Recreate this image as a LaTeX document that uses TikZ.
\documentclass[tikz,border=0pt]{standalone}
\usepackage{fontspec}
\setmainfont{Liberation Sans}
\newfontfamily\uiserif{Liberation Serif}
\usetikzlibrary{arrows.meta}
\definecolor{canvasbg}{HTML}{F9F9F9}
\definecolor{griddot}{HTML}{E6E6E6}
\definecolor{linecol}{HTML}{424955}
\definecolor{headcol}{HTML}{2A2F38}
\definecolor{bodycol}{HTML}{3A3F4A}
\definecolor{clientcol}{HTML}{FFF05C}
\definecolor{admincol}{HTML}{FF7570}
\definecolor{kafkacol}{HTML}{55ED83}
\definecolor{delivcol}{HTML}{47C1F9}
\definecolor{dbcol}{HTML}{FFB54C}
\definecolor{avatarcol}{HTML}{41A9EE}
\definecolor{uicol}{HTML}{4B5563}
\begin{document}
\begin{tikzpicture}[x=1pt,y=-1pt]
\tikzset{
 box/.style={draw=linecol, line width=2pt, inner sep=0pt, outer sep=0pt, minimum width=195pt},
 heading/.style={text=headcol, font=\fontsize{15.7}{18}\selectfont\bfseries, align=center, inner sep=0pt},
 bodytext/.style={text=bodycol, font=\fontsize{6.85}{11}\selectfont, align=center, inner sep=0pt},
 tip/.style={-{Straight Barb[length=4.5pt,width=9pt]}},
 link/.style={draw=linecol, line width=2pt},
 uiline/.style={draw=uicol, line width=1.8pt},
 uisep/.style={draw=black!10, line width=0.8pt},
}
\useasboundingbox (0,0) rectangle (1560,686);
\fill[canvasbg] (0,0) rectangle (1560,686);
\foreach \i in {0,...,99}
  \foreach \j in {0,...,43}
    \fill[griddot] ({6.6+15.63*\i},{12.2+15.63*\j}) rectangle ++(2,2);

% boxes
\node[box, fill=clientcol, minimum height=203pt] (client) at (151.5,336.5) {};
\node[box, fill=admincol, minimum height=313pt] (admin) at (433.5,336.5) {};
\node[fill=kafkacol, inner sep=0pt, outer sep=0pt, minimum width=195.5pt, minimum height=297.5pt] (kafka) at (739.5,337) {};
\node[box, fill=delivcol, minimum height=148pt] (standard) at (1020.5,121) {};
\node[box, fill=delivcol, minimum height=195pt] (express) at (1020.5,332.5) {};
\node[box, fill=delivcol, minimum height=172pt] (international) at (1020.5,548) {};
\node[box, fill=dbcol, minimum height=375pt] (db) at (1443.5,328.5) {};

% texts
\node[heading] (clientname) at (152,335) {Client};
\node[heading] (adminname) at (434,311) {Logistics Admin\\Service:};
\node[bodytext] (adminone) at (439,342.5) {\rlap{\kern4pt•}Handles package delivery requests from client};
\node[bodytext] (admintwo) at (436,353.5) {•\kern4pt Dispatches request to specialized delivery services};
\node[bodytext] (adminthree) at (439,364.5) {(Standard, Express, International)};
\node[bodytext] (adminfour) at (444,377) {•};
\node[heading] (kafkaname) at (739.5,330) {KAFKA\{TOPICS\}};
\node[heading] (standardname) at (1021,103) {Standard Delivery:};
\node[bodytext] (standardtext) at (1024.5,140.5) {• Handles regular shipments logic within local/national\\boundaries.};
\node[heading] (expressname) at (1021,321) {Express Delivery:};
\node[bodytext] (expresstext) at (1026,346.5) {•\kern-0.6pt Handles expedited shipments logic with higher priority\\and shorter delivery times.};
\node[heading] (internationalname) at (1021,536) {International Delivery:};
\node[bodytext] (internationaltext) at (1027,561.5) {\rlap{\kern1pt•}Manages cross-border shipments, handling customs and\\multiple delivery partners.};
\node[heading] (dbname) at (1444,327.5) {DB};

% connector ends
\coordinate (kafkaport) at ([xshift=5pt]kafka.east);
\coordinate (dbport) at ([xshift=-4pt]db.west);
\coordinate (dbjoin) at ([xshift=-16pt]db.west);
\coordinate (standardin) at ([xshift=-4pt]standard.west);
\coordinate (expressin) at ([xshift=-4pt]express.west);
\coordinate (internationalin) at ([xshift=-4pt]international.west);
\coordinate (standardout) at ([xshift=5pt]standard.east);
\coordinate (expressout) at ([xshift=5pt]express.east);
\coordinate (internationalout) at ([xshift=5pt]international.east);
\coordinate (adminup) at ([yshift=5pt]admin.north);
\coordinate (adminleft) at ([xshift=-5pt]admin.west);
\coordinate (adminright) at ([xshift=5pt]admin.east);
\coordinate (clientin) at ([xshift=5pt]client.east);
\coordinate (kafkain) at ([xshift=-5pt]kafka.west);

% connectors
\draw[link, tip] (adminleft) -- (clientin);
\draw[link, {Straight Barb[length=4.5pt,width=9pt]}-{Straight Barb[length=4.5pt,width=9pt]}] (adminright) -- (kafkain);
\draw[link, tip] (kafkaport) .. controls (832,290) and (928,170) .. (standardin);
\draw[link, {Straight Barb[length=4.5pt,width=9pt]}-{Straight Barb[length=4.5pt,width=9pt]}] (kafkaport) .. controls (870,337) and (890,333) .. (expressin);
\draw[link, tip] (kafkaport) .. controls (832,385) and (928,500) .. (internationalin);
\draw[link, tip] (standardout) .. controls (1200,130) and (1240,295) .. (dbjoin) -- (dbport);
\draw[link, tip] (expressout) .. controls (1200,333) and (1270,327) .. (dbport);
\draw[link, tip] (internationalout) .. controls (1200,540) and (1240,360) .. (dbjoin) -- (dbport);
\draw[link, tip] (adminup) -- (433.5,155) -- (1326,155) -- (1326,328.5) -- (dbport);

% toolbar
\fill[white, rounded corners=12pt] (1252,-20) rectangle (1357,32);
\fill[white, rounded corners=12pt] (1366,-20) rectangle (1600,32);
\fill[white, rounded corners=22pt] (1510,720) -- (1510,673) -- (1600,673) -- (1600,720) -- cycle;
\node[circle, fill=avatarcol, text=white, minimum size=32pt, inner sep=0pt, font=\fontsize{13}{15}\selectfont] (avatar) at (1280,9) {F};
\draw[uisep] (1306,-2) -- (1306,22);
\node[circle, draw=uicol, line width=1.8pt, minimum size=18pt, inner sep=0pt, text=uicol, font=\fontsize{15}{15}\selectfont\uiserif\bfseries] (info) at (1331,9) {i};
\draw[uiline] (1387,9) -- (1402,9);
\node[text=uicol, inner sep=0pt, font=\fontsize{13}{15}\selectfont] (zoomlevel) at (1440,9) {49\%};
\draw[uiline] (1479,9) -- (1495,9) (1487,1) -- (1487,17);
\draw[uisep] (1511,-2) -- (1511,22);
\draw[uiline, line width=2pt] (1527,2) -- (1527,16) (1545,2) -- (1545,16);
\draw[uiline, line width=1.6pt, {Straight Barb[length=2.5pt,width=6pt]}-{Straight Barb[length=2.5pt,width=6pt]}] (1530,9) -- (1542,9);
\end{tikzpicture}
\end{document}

══════

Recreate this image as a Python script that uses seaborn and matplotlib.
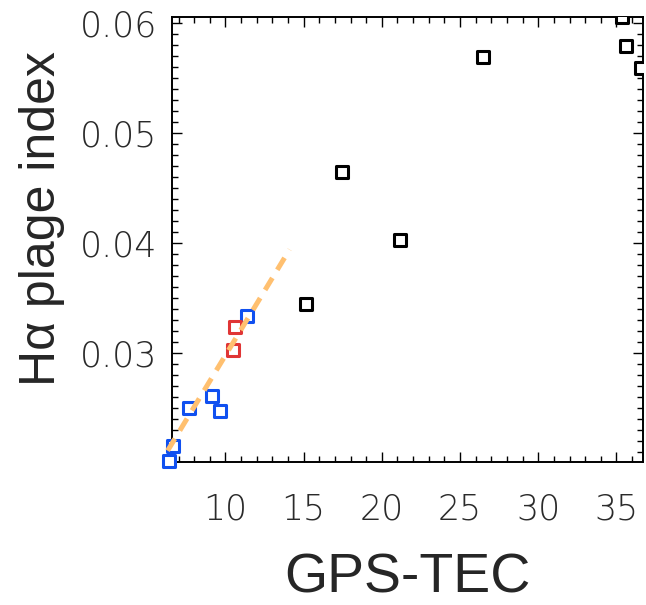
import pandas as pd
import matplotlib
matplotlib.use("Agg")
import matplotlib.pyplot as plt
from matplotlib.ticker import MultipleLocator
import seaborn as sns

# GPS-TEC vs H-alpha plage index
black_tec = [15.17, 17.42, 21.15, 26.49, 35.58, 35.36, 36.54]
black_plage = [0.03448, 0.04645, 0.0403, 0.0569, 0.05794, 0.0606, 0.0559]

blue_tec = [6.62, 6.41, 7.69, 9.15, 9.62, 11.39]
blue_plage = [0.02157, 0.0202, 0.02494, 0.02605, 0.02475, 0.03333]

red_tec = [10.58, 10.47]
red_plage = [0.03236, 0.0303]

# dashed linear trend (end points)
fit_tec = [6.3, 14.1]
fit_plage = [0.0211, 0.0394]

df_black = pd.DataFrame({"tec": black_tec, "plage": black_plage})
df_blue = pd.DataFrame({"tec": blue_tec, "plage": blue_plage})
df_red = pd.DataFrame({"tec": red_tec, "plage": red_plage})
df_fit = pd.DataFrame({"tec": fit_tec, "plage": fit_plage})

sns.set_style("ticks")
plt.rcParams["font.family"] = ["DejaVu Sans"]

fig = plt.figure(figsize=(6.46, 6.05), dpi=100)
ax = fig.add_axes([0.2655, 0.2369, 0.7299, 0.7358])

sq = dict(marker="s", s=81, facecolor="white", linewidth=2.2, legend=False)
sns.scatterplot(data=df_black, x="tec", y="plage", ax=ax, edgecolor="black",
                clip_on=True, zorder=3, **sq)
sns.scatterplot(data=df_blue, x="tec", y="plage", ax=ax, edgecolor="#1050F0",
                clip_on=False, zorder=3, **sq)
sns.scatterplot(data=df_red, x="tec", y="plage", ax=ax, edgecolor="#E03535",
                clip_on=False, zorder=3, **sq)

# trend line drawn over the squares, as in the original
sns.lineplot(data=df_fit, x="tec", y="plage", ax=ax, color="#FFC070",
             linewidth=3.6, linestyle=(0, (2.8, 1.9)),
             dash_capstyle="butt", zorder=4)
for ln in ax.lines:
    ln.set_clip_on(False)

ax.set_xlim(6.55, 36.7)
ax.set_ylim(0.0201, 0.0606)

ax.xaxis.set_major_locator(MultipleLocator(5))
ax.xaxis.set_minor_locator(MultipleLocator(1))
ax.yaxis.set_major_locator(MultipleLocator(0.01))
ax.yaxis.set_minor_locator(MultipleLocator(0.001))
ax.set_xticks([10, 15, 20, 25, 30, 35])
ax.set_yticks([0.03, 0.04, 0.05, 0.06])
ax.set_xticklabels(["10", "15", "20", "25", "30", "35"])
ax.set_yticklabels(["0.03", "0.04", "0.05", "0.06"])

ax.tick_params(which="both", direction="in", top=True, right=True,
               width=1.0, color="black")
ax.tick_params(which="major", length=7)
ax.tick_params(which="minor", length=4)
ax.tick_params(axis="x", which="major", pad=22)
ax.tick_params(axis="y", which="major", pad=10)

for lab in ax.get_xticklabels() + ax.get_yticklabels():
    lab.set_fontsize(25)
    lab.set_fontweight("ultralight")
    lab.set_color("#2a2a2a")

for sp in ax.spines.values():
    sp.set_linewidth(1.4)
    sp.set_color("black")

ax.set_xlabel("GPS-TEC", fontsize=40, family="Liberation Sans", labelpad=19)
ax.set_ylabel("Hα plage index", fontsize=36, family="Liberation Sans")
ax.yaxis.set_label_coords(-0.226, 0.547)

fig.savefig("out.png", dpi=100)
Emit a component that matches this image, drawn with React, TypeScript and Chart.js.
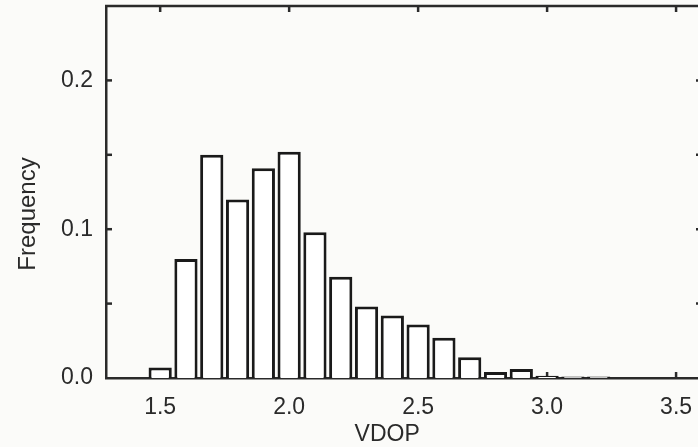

══════

EXERCISE GOAL. State the number of lines in the preceding entries that include the word "drawn". Provide nothing else.

OUTPUT FOR THIS EXERCISE. 2